Exercise: Take the material below and retype it in full; pictures are left out.

Data section:
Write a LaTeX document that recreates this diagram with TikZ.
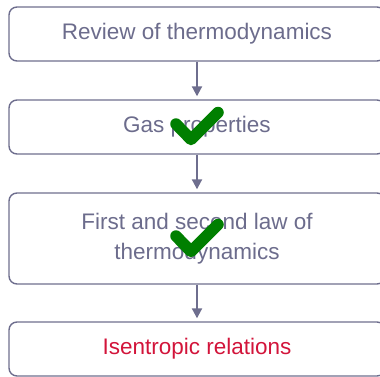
\documentclass[tikz,border=0pt]{standalone}
\usepackage{fontspec}
\setmainfont{Liberation Sans}
\usetikzlibrary{arrows.meta}
\definecolor{boxline}{HTML}{6E6E8E}
\definecolor{boxtext}{HTML}{6C6C8C}
\definecolor{todo}{HTML}{D2143A}
\definecolor{done}{HTML}{007F00}
\tikzset{
  topic/.style={draw=boxline, line width=1.4pt, rounded corners=8pt, minimum width=376pt,
    minimum height=54pt, inner sep=0pt, align=center, text=boxtext,
    font=\fontsize{22.5}{30}\selectfont},
  flow/.style={draw=boxline, line width=2pt, -{Triangle[width=10pt,length=10pt]}, shorten >=3pt},
  tick/.style={draw=done, line width=11.5pt, line cap=round, line join=round}
}
\begin{document}
\begin{tikzpicture}[x=1pt,y=-1pt]
        \useasboundingbox (0,0) rectangle (380,376);
        \clip (0,0) rectangle (380,376);
        \node[topic] (review) at (197,34) {Review of thermodynamics};
        \node[topic] (gas) at (197,127) {Gas properties};
        \node[topic, minimum height=91pt] (laws) at (197,238.5) {First and second law of\\thermodynamics};
        \node[topic, text=todo] (isen) at (197,349) {Isentropic relations};
        \draw[flow] (review) -- (gas);
        \draw[flow] (gas) -- (laws);
        \draw[flow] (laws) -- (isen);
        % ticks for finished topics
        \draw[tick] ([shift={(-21,-3)}]gas.center) -- ++(15,15.5) -- ++(27,-27);
        \draw[tick] ([shift={(-21,-2.5)}]laws.center) -- ++(15,15.5) -- ++(27,-27);
\end{tikzpicture}
\end{document}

Exercise solution:
Write a LaTeX document that recreates this diagram with TikZ.
\documentclass[tikz,border=0pt]{standalone}
\usepackage{fontspec}
\setmainfont{Liberation Sans}
\usetikzlibrary{arrows.meta}
\definecolor{boxline}{HTML}{6E6E8E}
\definecolor{boxtext}{HTML}{6C6C8C}
\definecolor{todo}{HTML}{D2143A}
\definecolor{done}{HTML}{007F00}
\tikzset{
  topic/.style={draw=boxline, line width=1.4pt, rounded corners=8pt, minimum width=376pt,
    minimum height=54pt, inner sep=0pt, align=center, text=boxtext,
    font=\fontsize{22.5}{30}\selectfont},
  flow/.style={draw=boxline, line width=2pt, -{Triangle[width=10pt,length=10pt]}, shorten >=3pt},
  tick/.style={draw=done, line width=11.5pt, line cap=round, line join=round}
}
\begin{document}
\begin{tikzpicture}[x=1pt,y=-1pt]
        \useasboundingbox (0,0) rectangle (380,376);
        \clip (0,0) rectangle (380,376);
        \node[topic] (review) at (197,34) {Review of thermodynamics};
        \node[topic] (gas) at (197,127) {Gas properties};
        \node[topic, minimum height=91pt] (laws) at (197,238.5) {First and second law of\\thermodynamics};
        \node[topic, text=todo] (isen) at (197,349) {Isentropic relations};
        \draw[flow] (review) -- (gas);
        \draw[flow] (gas) -- (laws);
        \draw[flow] (laws) -- (isen);
        % ticks for finished topics
        \draw[tick] ([shift={(-21,-3)}]gas.center) -- ++(15,15.5) -- ++(27,-27);
        \draw[tick] ([shift={(-21,-2.5)}]laws.center) -- ++(15,15.5) -- ++(27,-27);
\end{tikzpicture}
\end{document}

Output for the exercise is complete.